If I run into someone who I am unsure is male or female… obviously I would go with their preferred pronoun. I think that would be the charitable thing to do; to take them as they are in good faith.
For those that I know have transitioned… If you refer to transgender people by their names to avoid the pronouns… do you insist on calling Bob Barbara?
I don’t think it is unreasonable to call them by their preferred new name. After all, if Barbara changes her name to Betty, would I object? What about Blake (a unisex name)?
That said, I try to minimize my use of pronouns in these situations to avoid confusion. But when needed, I tend to go with a person’s preferred pronouns, as long as the request is reasonable- she, he, etc… “God” is not a reasonable pronoun to me; neither are many of the made-up pronouns that are not words in the English language.
I don’t do this because I agree with gender theory, but because insisting on calling someone by another name or referring to them with another pronoun really isn’t an effective way to debate gender theory or bring people to truth; it often comes across as spiteful and really just closes off any possibility for conversation. When it comes up in conversation, I will also explain my views and that my disagreement is not done out of hatred or ideological argument, but concern for a person.
I think it’s most important to not forget that at the end of the day, the focus isn’t merely about proclaiming the truth, it is about proclaiming truth to people in a loving way. People with gender dysphoria are people just like anyone else, who are often really hurting and facing struggles. I remind myself that I’m not just trying to make a point, but doing so for another’s well-being.

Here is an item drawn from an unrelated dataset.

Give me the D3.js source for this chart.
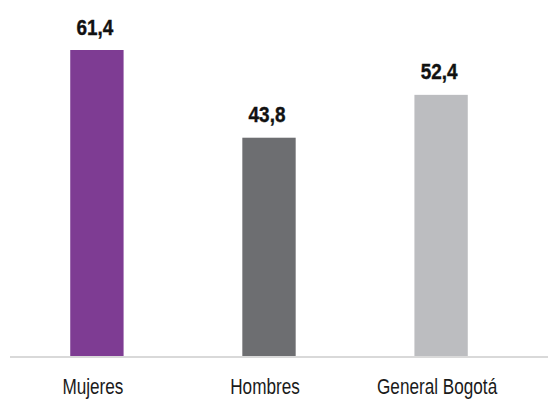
<!DOCTYPE html>
<html>
<head>
<meta charset="utf-8">
<script src="https://cdn.jsdelivr.net/npm/d3@7"></script>
<style>
  body { margin: 0; background: #fff; }
  text { font-family: "Liberation Sans", Arial, sans-serif; }
</style>
</head>
<body>
<div id="chart-area"></div>
<script>
// data
let categories = ["Mujeres", "Hombres", "General Bogotá"];
let values = [61.4, 43.8, 52.4];
let labels = ["61,4", "43,8", "52,4"];
let colours = ["#7E3C93", "#6D6E71", "#BCBDC0"];

let width = 548, height = 400;
let baseY = 356;

let svg = d3.select("#chart-area").append("svg")
    .attr("width", width)
    .attr("height", height);

// scales
let x = d3.scaleBand()
    .domain(categories)
    .range([10, 528])
    .paddingInner(0.69)
    .paddingOuter(0.35);

let y = d3.scaleLinear()
    .domain([0, 61.4])
    .range([baseY, 50]);

// bars
svg.selectAll(".bar")
    .data(values)
    .enter().append("rect")
    .attr("class", "bar")
    .attr("x", (d, i) => x(categories[i]))
    .attr("y", d => y(d))
    .attr("width", x.bandwidth())
    .attr("height", d => baseY - y(d))
    .attr("fill", (d, i) => colours[i]);

// value labels (squeezed horizontally to mimic a condensed face)
svg.selectAll(".val")
    .data(values)
    .enter().append("text")
    .attr("class", "val")
    .attr("transform", (d, i) => "translate(" + (x(categories[i]) + x.bandwidth() / 2 - 2) + "," + (y(d) - 15.5) + ") scale(0.86,1)")
    .attr("text-anchor", "middle")
    .style("font-weight", "bold")
    .style("font-size", "22px")
    .attr("fill", "#111")
    .attr("stroke", "#111")
    .attr("stroke-width", 0.4)
    .text((d, i) => labels[i]);

// axis line
svg.append("line")
    .attr("x1", 10).attr("x2", 548)
    .attr("y1", baseY + 1).attr("y2", baseY + 1)
    .attr("stroke", "#d9d9d9")
    .attr("stroke-width", 2);

// category labels
let xAxis = d3.axisBottom(x).tickSize(0).tickPadding(0);
let gx = svg.append("g")
    .attr("transform", "translate(0," + baseY + ")")
    .call(xAxis);
gx.select(".domain").remove();
gx.selectAll("text")
    .attr("dy", null)
    .attr("y", 0)
    .attr("transform", "translate(0,38) scale(0.78,1)")
    .style("font-size", "22px")
    .attr("fill", "#1a1a1a");
// keep the ticks centred after scaling (labels sit a touch left of the bars)
gx.selectAll(".tick")
    .attr("transform", d => "translate(" + (x(d) + x.bandwidth() / 2 - 4) + ",0)");
</script>
</body>
</html>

It’s not a perfect analogy, but there are many other situations in life where similar reasoning applies. Premarital sex is wrong, but that doesn’t mean I am going to refuse to acknowledge an expecting couple as parents or give them support. To friends with gay parents, I am not going to refuse to refer to both of their parents as dads. To friends with phobias (not saying that having phobias is a sin- I had many, but it is a mental health issue like gender dysphoria), acknowledging their fear isn’t the same as saying it is reasonable.